Two terrific stocks to buy for their dividends are Realty Income (O -0.20%) and Hershey (HSY -1.90%). These stocks have fallen over concerns about the economy, but they are currently paying unusually high yields because of it. Here's why they should continue paying growing dividends over the long term.
1. Realty Income
Realty Income is a top real estate investment trust (REIT) with more than 13,100 properties across 85 countries. It has a long record of delivering market-beating returns to investors. Much of the return is supported by a monthly dividend that has increased for 31 consecutive years.
The strength of Realty Income's property portfolio makes the stock a great buy when Wall Street gets nervous. Its top clients include some of the top retailers, like Dollar General, Walgreens Boots Alliance, FedEx, Walmart, and Lowe's. Realty Income has a resilient collection of properties. The value here is that leading retailers will keep paying their rents even in a slow economy. This adds certainty to Reality's ability to pay dividends to shareholders.

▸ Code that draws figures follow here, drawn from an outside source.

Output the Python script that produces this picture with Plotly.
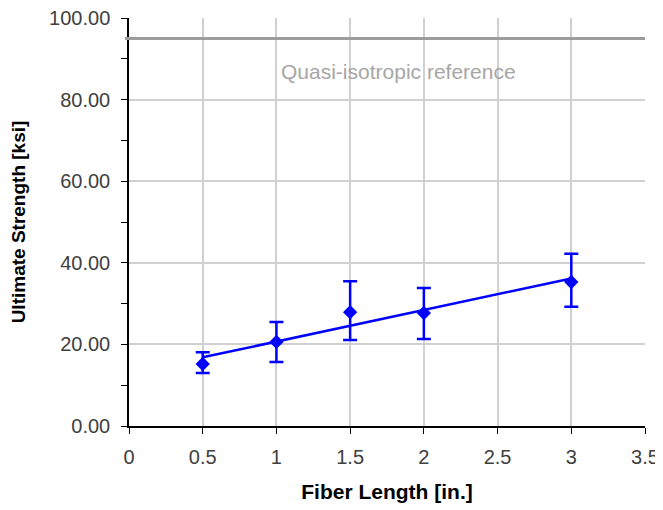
import numpy as np
import plotly.graph_objects as go

fiber_length = [0.5, 1.0, 1.5, 2.0, 3.0]
strength = [15.2, 20.6, 27.9, 27.7, 35.3]
err_plus = [2.9, 4.9, 7.6, 6.1, 6.9]
err_minus = [2.2, 4.9, 6.8, 6.4, 6.1]
reference_value = 95.0
reference_label = "Quasi-isotropic reference"

slope, intercept = np.polyfit(fiber_length, strength, 1)
trend_x = [min(fiber_length), max(fiber_length)]
trend_y = [slope * x + intercept for x in trend_x]

FONT = "Liberation Sans, Arial"

fig = go.Figure()
fig.add_trace(go.Scatter(
    x=trend_x, y=trend_y, mode="lines",
    line=dict(color="#0000FF", width=2.5), showlegend=False, hoverinfo="skip"))
fig.add_trace(go.Scatter(
    x=fiber_length, y=strength, mode="markers",
    marker=dict(symbol="diamond", size=11, color="#0000FF"),
    error_y=dict(type="data", symmetric=False, array=err_plus, arrayminus=err_minus,
                 color="#0000FF", thickness=2.5, width=7),
    showlegend=False))

fig.add_shape(type="line", xref="paper", yref="y", x0=-0.008, x1=1.0,
              y0=reference_value, y1=reference_value,
              line=dict(color="#9C9C9C", width=3))
fig.add_annotation(x=1.825, y=87.0, xref="x", yref="y", text=reference_label,
                   showarrow=False, font=dict(family=FONT, size=21, color="#A6A6A6"))

# page body has an 8px default margin, so the figure is sized/offset accordingly
fig.update_layout(
    width=655, height=502,
    margin=dict(l=121, r=18, t=10, b=84),
    paper_bgcolor="white", plot_bgcolor="white",
    font=dict(family=FONT, size=20, color="#404040"),
    xaxis=dict(range=[0, 3.5], dtick=0.5, tick0=0, showgrid=True, gridcolor="#D0D0D0", gridwidth=1.5,
               showline=True, linecolor="black", linewidth=1.5, ticks="outside", ticklen=6,
               tickcolor="black", zeroline=False, mirror=False, automargin=False,
               tickfont=dict(size=20), ticklabelstandoff=6, ticklabeloverflow="allow",
               title=dict(text="<b>Fiber Length [in.]</b>", font=dict(size=21, color="black"), standoff=18)),
    yaxis=dict(range=[0, 100], dtick=20, tickformat=".2f", showgrid=True, gridcolor="#D0D0D0", gridwidth=1.5,
               showline=True, linecolor="black", linewidth=1.5, ticks="outside", ticklen=6,
               tickcolor="black", zeroline=False, automargin=False,
               tickfont=dict(size=20), ticklabelstandoff=7, ticklabeloverflow="allow",
               minor=dict(dtick=10, ticks="outside", ticklen=6, tickcolor="black", showgrid=False),
               title=dict(text="<b>Ultimate Strength [ksi]</b>", font=dict(size=19, color="black"), standoff=25)),
)

fig.write_html("out.html")
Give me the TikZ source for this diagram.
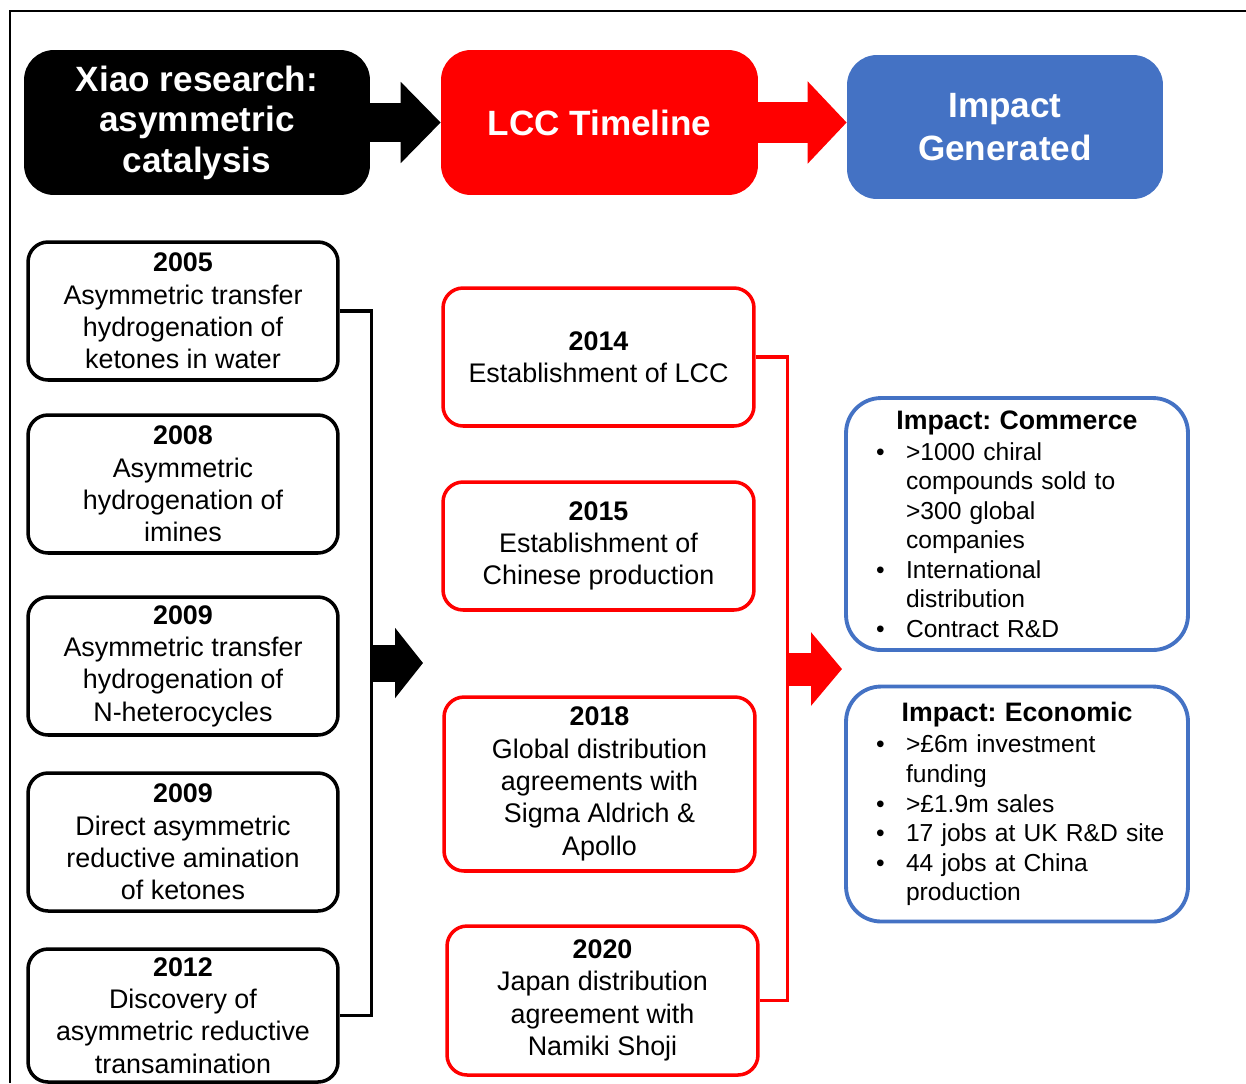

The stock's fall has sent the dividend yield up to a high 6%. The current monthly payment of $0.256 per share is supported by $1.98 in adjusted funds from operations (AFFO) produced in the first half of 2023. Realty has grown its AFFO about 5% per year since 1996, and that includes at least a few economic recessions along the way.
Management is taking advantage of the current environment to scoop up quality properties at great values. It is looking to expand beyond its focus on retail properties to casinos and farming, which will make it more diversified and increase its long-term growth prospects.
2. Hershey
Hershey stock has increased its quarterly dividend for 14 years. In addition to the Hershey brand, it also owns several others like Reese's and Kit Kat, which have been driving profitable growth for shareholders for ages.
Hershey stock is historically known for its relatively low volatility, but the share price plummeted 19% this year over concerns about record-high prices for cocoa, which is making it more expensive to produce chocolate -- and therefore more expensive for the consumer to buy.
Hershey successfully passed the extra costs on to consumers through higher retail prices. Sales and adjusted earnings per share grew 11% and 19%, respectively, year over year last quarter, which are well above the company's historical averages.
But the concern is that virtually all its sales growth is coming from price increases and not higher volumes. Consumers cannot afford to pay higher prices for chocolate every year, which could make it challenging to maintain profitable growth at this rate of cost inflation.
However, sharp spikes in cocoa prices have always reversed in short order. Moreover, cocoa prices have been in a long-term upward trend since 2000, but Hershey has still grown sales and profits that fueled returns to shareholders.
Hershey has dealt with rising costs before and will navigate through the current episode just fine. Meanwhile, it continues to pay around half of its annual profits in dividends. The stock's haircut sent the dividend yield to an above-average 2.54%, compared to 1.89% for the average consumer staples stock.